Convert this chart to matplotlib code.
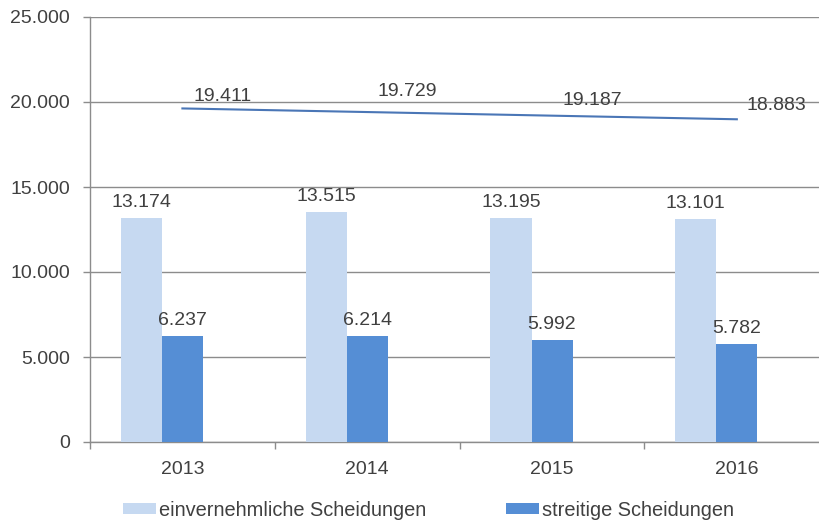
import matplotlib.pyplot as plt
import numpy as np
from matplotlib.ticker import FixedLocator, FuncFormatter

plt.rcParams["font.family"] = ["Liberation Sans", "DejaVu Sans"]

YEARS = ["2013", "2014", "2015", "2016"]
EINVERNEHMLICH = [13174, 13515, 13195, 13101]
STREITIG = [6237, 6214, 5992, 5782]
GESAMT = [19411, 19729, 19187, 18883]

LIGHT = "#c6d9f1"
DARK = "#558ed5"
LINE = "#4a76b6"
GRID = "#8c8c8c"
TEXT = "#404040"


def de_number(v: float) -> str:
    return f"{int(round(v)):,}".replace(",", ".")


def plot_data():
    fig = plt.figure(figsize=(8.2, 5.22), dpi=100)
    fig.patch.set_facecolor("white")
    ax = fig.add_axes([90 / 820, 80 / 522, 1 - 90 / 820, 425 / 522])

    x = np.arange(len(YEARS))
    width = 0.222

    bars1 = ax.bar(x - width, EINVERNEHMLICH, width, color=LIGHT,
                   label="einvernehmliche Scheidungen", zorder=3)
    bars2 = ax.bar(x, STREITIG, width, color=DARK,
                   label="streitige Scheidungen", zorder=3)

    # linear trend of the totals, labels sit at the actual totals
    slope, intercept = np.polyfit(x, GESAMT, 1)
    ax.plot(x, slope * x + intercept, color=LINE, linewidth=1.5, zorder=4)

    for bars, vals in ((bars1, EINVERNEHMLICH), (bars2, STREITIG)):
        for b, v in zip(bars, vals):
            ax.annotate(de_number(v), (b.get_x() + b.get_width() / 2, v),
                        xytext=(0, 11), textcoords="offset pixels",
                        ha="center", va="baseline", fontsize=14, color=TEXT)

    for xi, v in zip(x, GESAMT):
        ax.annotate(de_number(v), (xi, v), xytext=(40, 11),
                    textcoords="offset pixels", ha="center", va="baseline",
                    fontsize=14, color=TEXT)

    ax.set_xlim(-0.5, 3.45)
    ax.set_ylim(0, 25000)
    ax.set_xticks(x)
    ax.set_xticklabels(YEARS)
    ax.xaxis.set_minor_locator(FixedLocator([-0.5, 0.5, 1.5, 2.5]))
    ax.set_yticks(np.arange(0, 25001, 5000))
    ax.yaxis.set_major_formatter(FuncFormatter(lambda v, p: de_number(v)))

    ax.tick_params(axis="x", which="major", length=0, pad=13.4,
                   labelsize=14, labelcolor=TEXT)
    ax.tick_params(axis="x", which="minor", length=5, width=1, color=GRID)
    ax.tick_params(axis="y", length=5, width=1, color=GRID, pad=9.5,
                   labelsize=14, labelcolor=TEXT)

    ax.grid(axis="y", color=GRID, linewidth=1, zorder=0)
    ax.set_axisbelow(True)
    for side in ("top", "right"):
        ax.spines[side].set_visible(False)
    for side in ("left", "bottom"):
        ax.spines[side].set_color(GRID)
        ax.spines[side].set_linewidth(1)

    fig.legend(handles=[bars1, bars2], loc="center",
               bbox_to_anchor=(428.5 / 820, 12 / 522), ncol=2, frameon=False,
               fontsize=14.4, labelcolor=TEXT, handlelength=1.65,
               handleheight=0.45, handletextpad=0.15, columnspacing=4.0)

    plt.savefig("out.png", dpi=100, facecolor="white")


if __name__ == "__main__":
    plot_data()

> PROBLEM TO WORK ON
Reproduce the material above from its first line through the line containing "width = 0.222", both ends included, and skip every picture.

> OUTPUT BELOW
Convert this chart to matplotlib code.
import matplotlib.pyplot as plt
import numpy as np
from matplotlib.ticker import FixedLocator, FuncFormatter

plt.rcParams["font.family"] = ["Liberation Sans", "DejaVu Sans"]

YEARS = ["2013", "2014", "2015", "2016"]
EINVERNEHMLICH = [13174, 13515, 13195, 13101]
STREITIG = [6237, 6214, 5992, 5782]
GESAMT = [19411, 19729, 19187, 18883]

LIGHT = "#c6d9f1"
DARK = "#558ed5"
LINE = "#4a76b6"
GRID = "#8c8c8c"
TEXT = "#404040"


def de_number(v: float) -> str:
    return f"{int(round(v)):,}".replace(",", ".")


def plot_data():
    fig = plt.figure(figsize=(8.2, 5.22), dpi=100)
    fig.patch.set_facecolor("white")
    ax = fig.add_axes([90 / 820, 80 / 522, 1 - 90 / 820, 425 / 522])

    x = np.arange(len(YEARS))
    width = 0.222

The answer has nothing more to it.